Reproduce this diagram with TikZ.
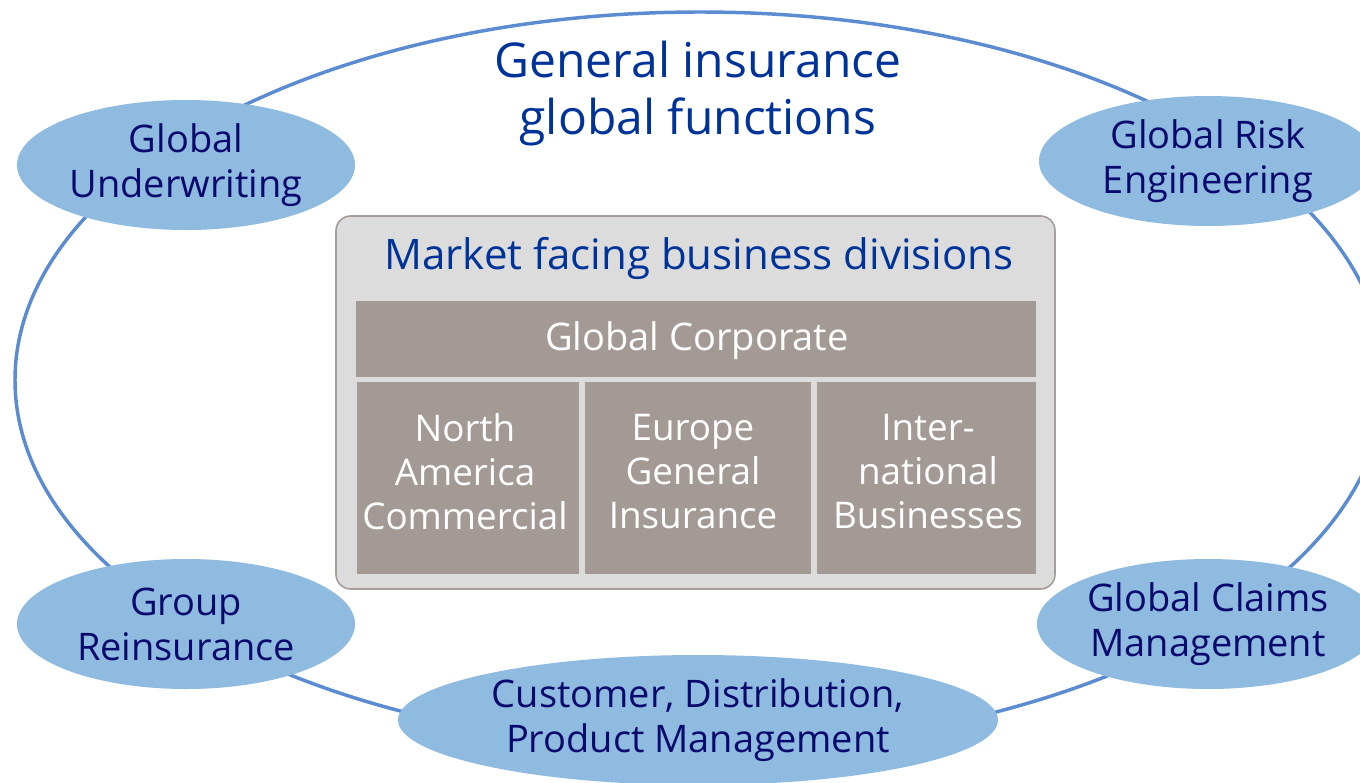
\documentclass[tikz,border=0pt]{standalone}
\usepackage{fontspec}
\setmainfont{Open Sans}
\usetikzlibrary{shapes.geometric}
\definecolor{ringblue}{HTML}{5B8BD0}
\definecolor{ovalfill}{HTML}{8FBBE0}
\definecolor{navy}{HTML}{0A0A6E}
\definecolor{titleblue}{HTML}{003399}
\definecolor{boxgray}{HTML}{DCDCDC}
\definecolor{boxedge}{HTML}{A89D99}
\definecolor{cellbrown}{HTML}{A39A96}
\begin{document}
\begin{tikzpicture}[x=0.75pt,y=-0.75pt,
  oval/.style={ellipse, fill=ovalfill, inner sep=0pt, minimum width=253.5pt, minimum height=97.5pt,
    text=navy, align=center, font=\fontsize{28.5}{33.75}\selectfont},
  cell/.style={rectangle, fill=cellbrown, inner sep=0pt},
  celltext/.style={text=white, align=center, font=\fontsize{27.6}{33}\selectfont, inner sep=0pt},
  ring/.style={draw=ringblue, line width=2.6pt}]
\useasboundingbox (0,0) rectangle (1360,782);
\clip (0,0) rectangle (1360,782);
\fill[white] (0,0) rectangle (1360,782);
% outer ring of global functions
\draw[ring] (700,380) ellipse [x radius=513.75pt, y radius=276pt];
% title
\node[text=titleblue, align=center, inner sep=0pt, font=\fontsize{36}{42.75}\selectfont] (title) at (698,94) {General insurance\\global functions};
% market facing box
\node[rectangle, rounded corners=11pt, fill=boxgray, draw=boxedge, line width=1.2pt,
  minimum width=539.25pt, minimum height=279.75pt, inner sep=0pt] (box) at (695.5,402.5) {};
\node[text=titleblue, inner sep=0pt, font=\fontsize{31.5}{36}\selectfont] (market) at (699,258) {Market facing business divisions};
\node[cell, minimum width=510pt, minimum height=57pt] (corp) at (696,339) {};
\node[text=white, inner sep=0pt, font=\fontsize{28.5}{33}\selectfont] (corptext) at (697,341) {Global Corporate};
\node[cell, minimum width=166.5pt, minimum height=144pt] (na) at (468,478) {};
\node[cell, minimum width=169.5pt, minimum height=144pt] (eu) at (698,478) {};
\node[cell, minimum width=164.25pt, minimum height=144pt] (intl) at (926.5,478) {};
\node[celltext] (natext) at (465,472) {North\\America\\Commercial};
\node[celltext] (eutext) at (693,472) {Europe\\General\\Insurance};
\node[celltext] (intltext) at (928,472) {Inter-\\national\\Businesses};
% function ovals
\node[oval] (gu) at (186,165) {Global\\Underwriting};
\node[oval] (gre) at (1208,161) {Global Risk\\Engineering};
\node[oval] (grp) at (186,624) {Group\\Reinsurance};
\node[oval] (gcm) at (1208,624) {Global Claims\\Management};
\node[oval, minimum width=450pt] (cdp) at (698,720) {Customer, Distribution,\\Product Management};
\end{tikzpicture}
\end{document}
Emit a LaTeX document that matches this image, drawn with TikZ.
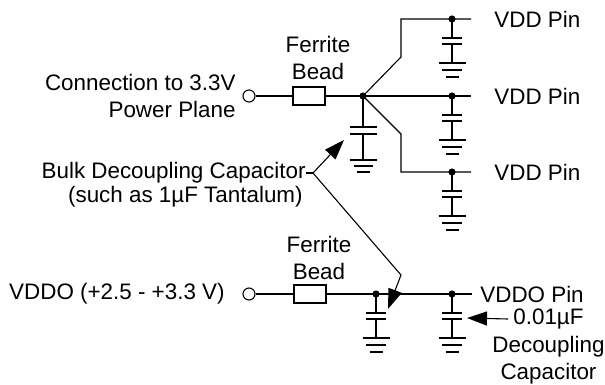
\documentclass[tikz,border=0pt]{standalone}
\usepackage{fontspec}
\setmainfont{Liberation Sans}
\usetikzlibrary{arrows.meta,positioning}

\tikzset{
  wire/.style={draw,line width=0.55pt},
  arr/.style={draw,line width=0.55pt,-{Triangle[length=10pt,width=7pt]}},
  bead/.style={draw,rectangle,line width=0.55pt,minimum width=16pt,minimum height=9pt,inner sep=0pt},
  dot/.style={circle,fill,inner sep=0pt,minimum size=3.6pt},
  term/.style={circle,draw,fill=white,line width=0.55pt,inner sep=0pt,minimum size=6pt},
  lbl/.style={font=\fontsize{11.2}{13.5}\selectfont,inner sep=0pt}
}

\begin{document}
\begin{tikzpicture}[x=0.5pt,y=-0.5pt]
\useasboundingbox (0,0) rectangle (605,385);

% 3.3V branch
\node[term] (in1) at (249,96) {};
\node[bead] (fb1) at (309,96) {};
\node[dot] (j1) at (363,96) {};
\coordinate (up) at (401,57);
\coordinate (upc) at (401,19);
\coordinate (dn) at (401,134);
\coordinate (dnc) at (401,172);
\node[dot] (p1) at (452,19) {};
\node[dot] (p2) at (452,96) {};
\node[dot] (p3) at (452,172) {};
\coordinate (e1) at (471,19);
\coordinate (e2) at (471,96);
\coordinate (e3) at (471,172);

\path[wire] (in1) -- (fb1) -- (j1.center) -- (e2);
\path[wire] (j1.center) -- (up) -- (upc) -- (e1);
\path[wire] (j1.center) -- (dn) -- (dnc) -- (e3);

\node[lbl,anchor=east,align=right] (conn) at (236,96) {Connection to 3.3V\\Power Plane};
\node[lbl,align=center] (fbl1) at (318,58) {Ferrite\\Bead};
\node[lbl,anchor=west] (vdd1) at (494,19) {VDD Pin};
\node[lbl,anchor=west] (vdd2) at (494,96) {VDD Pin};
\node[lbl,anchor=west] (vdd3) at (494,172) {VDD Pin};

% VDDO branch
\node[term] (in2) at (249,294) {};
\node[bead] (fb2) at (310,294) {};
\node[dot] (j2) at (376,294) {};
\node[dot] (p4) at (452,294) {};
\coordinate (e4) at (472,294);

\path[wire] (in2) -- (fb2) -- (j2.center) -- (e4);

\node[lbl,anchor=east] (vddoin) at (225,294) {VDDO (+2.5 - +3.3 V)};
\node[lbl,align=center] (fbl2) at (319,258) {Ferrite\\Bead};
\node[lbl,anchor=west] (vddo) at (480,294) {VDDO Pin};

% capacitors to ground
\foreach \p in {p1,p2,p3,p4,j2}
  \path[wire] (\p.center) -- ++(0,19) ++(-10,0) -- ++(20,0) ++(-20,6) -- ++(20,0)
    ++(-10,0) -- ++(0,19) ++(-13.5,0) -- ++(27,0) ++(-23.5,7) -- ++(20,0)
    ++(-16.5,7) -- ++(13,0);
\path[wire] (j1.center) -- ++(0,31) ++(-13.5,0) -- ++(27,0) ++(-27,7) -- ++(27,0)
  ++(-13.5,0) -- ++(0,26) ++(-13.5,0) -- ++(27,0) ++(-23,6) -- ++(19,0)
  ++(-16,6) -- ++(13,0);

% bulk capacitor callout
\node[lbl,anchor=east] (bulk) at (306,173) {Bulk Decoupling Capacitor};
\node[lbl,anchor=east] (bulk2) at (303,197) {(such as 1µF Tantalum)};
\coordinate (split) at (313,173);
\coordinate (tipA) at (344,140);
\coordinate (bend) at (401,275);
\coordinate (tipB) at (388,309);
\path[wire] (bulk.east) -- (split);
\path[arr] (split) -- (tipA);
\path[arr] (split) -- (bend) -- (tipB);

% decoupling capacitor callout
\node[lbl,anchor=west,inner sep=2.5pt] (cval) at (508,319) {0.01µF};
\node[lbl,align=center] (cdesc) at (548.5,360) {Decoupling\\Capacitor};
\coordinate (tipC) at (467,318);
\path[arr] (cval.west) -- (tipC);
\end{tikzpicture}
\end{document}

····················

Repeat the records above exactly, leaving out the pictures.

TASK ANSWER:
Reproduce this diagram with TikZ.
\documentclass[tikz,border=0pt]{standalone}
\usepackage{fontspec}
\setmainfont{Open Sans}
\usetikzlibrary{shapes.geometric}
\definecolor{ringblue}{HTML}{5B8BD0}
\definecolor{ovalfill}{HTML}{8FBBE0}
\definecolor{navy}{HTML}{0A0A6E}
\definecolor{titleblue}{HTML}{003399}
\definecolor{boxgray}{HTML}{DCDCDC}
\definecolor{boxedge}{HTML}{A89D99}
\definecolor{cellbrown}{HTML}{A39A96}
\begin{document}
\begin{tikzpicture}[x=0.75pt,y=-0.75pt,
  oval/.style={ellipse, fill=ovalfill, inner sep=0pt, minimum width=253.5pt, minimum height=97.5pt,
    text=navy, align=center, font=\fontsize{28.5}{33.75}\selectfont},
  cell/.style={rectangle, fill=cellbrown, inner sep=0pt},
  celltext/.style={text=white, align=center, font=\fontsize{27.6}{33}\selectfont, inner sep=0pt},
  ring/.style={draw=ringblue, line width=2.6pt}]
\useasboundingbox (0,0) rectangle (1360,782);
\clip (0,0) rectangle (1360,782);
\fill[white] (0,0) rectangle (1360,782);
% outer ring of global functions
\draw[ring] (700,380) ellipse [x radius=513.75pt, y radius=276pt];
% title
\node[text=titleblue, align=center, inner sep=0pt, font=\fontsize{36}{42.75}\selectfont] (title) at (698,94) {General insurance\\global functions};
% market facing box
\node[rectangle, rounded corners=11pt, fill=boxgray, draw=boxedge, line width=1.2pt,
  minimum width=539.25pt, minimum height=279.75pt, inner sep=0pt] (box) at (695.5,402.5) {};
\node[text=titleblue, inner sep=0pt, font=\fontsize{31.5}{36}\selectfont] (market) at (699,258) {Market facing business divisions};
\node[cell, minimum width=510pt, minimum height=57pt] (corp) at (696,339) {};
\node[text=white, inner sep=0pt, font=\fontsize{28.5}{33}\selectfont] (corptext) at (697,341) {Global Corporate};
\node[cell, minimum width=166.5pt, minimum height=144pt] (na) at (468,478) {};
\node[cell, minimum width=169.5pt, minimum height=144pt] (eu) at (698,478) {};
\node[cell, minimum width=164.25pt, minimum height=144pt] (intl) at (926.5,478) {};
\node[celltext] (natext) at (465,472) {North\\America\\Commercial};
\node[celltext] (eutext) at (693,472) {Europe\\General\\Insurance};
\node[celltext] (intltext) at (928,472) {Inter-\\national\\Businesses};
% function ovals
\node[oval] (gu) at (186,165) {Global\\Underwriting};
\node[oval] (gre) at (1208,161) {Global Risk\\Engineering};
\node[oval] (grp) at (186,624) {Group\\Reinsurance};
\node[oval] (gcm) at (1208,624) {Global Claims\\Management};
\node[oval, minimum width=450pt] (cdp) at (698,720) {Customer, Distribution,\\Product Management};
\end{tikzpicture}
\end{document}
Emit a LaTeX document that matches this image, drawn with TikZ.
\documentclass[tikz,border=0pt]{standalone}
\usepackage{fontspec}
\setmainfont{Liberation Sans}
\usetikzlibrary{arrows.meta,positioning}

\tikzset{
  wire/.style={draw,line width=0.55pt},
  arr/.style={draw,line width=0.55pt,-{Triangle[length=10pt,width=7pt]}},
  bead/.style={draw,rectangle,line width=0.55pt,minimum width=16pt,minimum height=9pt,inner sep=0pt},
  dot/.style={circle,fill,inner sep=0pt,minimum size=3.6pt},
  term/.style={circle,draw,fill=white,line width=0.55pt,inner sep=0pt,minimum size=6pt},
  lbl/.style={font=\fontsize{11.2}{13.5}\selectfont,inner sep=0pt}
}

\begin{document}
\begin{tikzpicture}[x=0.5pt,y=-0.5pt]
\useasboundingbox (0,0) rectangle (605,385);

% 3.3V branch
\node[term] (in1) at (249,96) {};
\node[bead] (fb1) at (309,96) {};
\node[dot] (j1) at (363,96) {};
\coordinate (up) at (401,57);
\coordinate (upc) at (401,19);
\coordinate (dn) at (401,134);
\coordinate (dnc) at (401,172);
\node[dot] (p1) at (452,19) {};
\node[dot] (p2) at (452,96) {};
\node[dot] (p3) at (452,172) {};
\coordinate (e1) at (471,19);
\coordinate (e2) at (471,96);
\coordinate (e3) at (471,172);

\path[wire] (in1) -- (fb1) -- (j1.center) -- (e2);
\path[wire] (j1.center) -- (up) -- (upc) -- (e1);
\path[wire] (j1.center) -- (dn) -- (dnc) -- (e3);

\node[lbl,anchor=east,align=right] (conn) at (236,96) {Connection to 3.3V\\Power Plane};
\node[lbl,align=center] (fbl1) at (318,58) {Ferrite\\Bead};
\node[lbl,anchor=west] (vdd1) at (494,19) {VDD Pin};
\node[lbl,anchor=west] (vdd2) at (494,96) {VDD Pin};
\node[lbl,anchor=west] (vdd3) at (494,172) {VDD Pin};

% VDDO branch
\node[term] (in2) at (249,294) {};
\node[bead] (fb2) at (310,294) {};
\node[dot] (j2) at (376,294) {};
\node[dot] (p4) at (452,294) {};
\coordinate (e4) at (472,294);

\path[wire] (in2) -- (fb2) -- (j2.center) -- (e4);

\node[lbl,anchor=east] (vddoin) at (225,294) {VDDO (+2.5 - +3.3 V)};
\node[lbl,align=center] (fbl2) at (319,258) {Ferrite\\Bead};
\node[lbl,anchor=west] (vddo) at (480,294) {VDDO Pin};

% capacitors to ground
\foreach \p in {p1,p2,p3,p4,j2}
  \path[wire] (\p.center) -- ++(0,19) ++(-10,0) -- ++(20,0) ++(-20,6) -- ++(20,0)
    ++(-10,0) -- ++(0,19) ++(-13.5,0) -- ++(27,0) ++(-23.5,7) -- ++(20,0)
    ++(-16.5,7) -- ++(13,0);
\path[wire] (j1.center) -- ++(0,31) ++(-13.5,0) -- ++(27,0) ++(-27,7) -- ++(27,0)
  ++(-13.5,0) -- ++(0,26) ++(-13.5,0) -- ++(27,0) ++(-23,6) -- ++(19,0)
  ++(-16,6) -- ++(13,0);

% bulk capacitor callout
\node[lbl,anchor=east] (bulk) at (306,173) {Bulk Decoupling Capacitor};
\node[lbl,anchor=east] (bulk2) at (303,197) {(such as 1µF Tantalum)};
\coordinate (split) at (313,173);
\coordinate (tipA) at (344,140);
\coordinate (bend) at (401,275);
\coordinate (tipB) at (388,309);
\path[wire] (bulk.east) -- (split);
\path[arr] (split) -- (tipA);
\path[arr] (split) -- (bend) -- (tipB);

% decoupling capacitor callout
\node[lbl,anchor=west,inner sep=2.5pt] (cval) at (508,319) {0.01µF};
\node[lbl,align=center] (cdesc) at (548.5,360) {Decoupling\\Capacitor};
\coordinate (tipC) at (467,318);
\path[arr] (cval.west) -- (tipC);
\end{tikzpicture}
\end{document}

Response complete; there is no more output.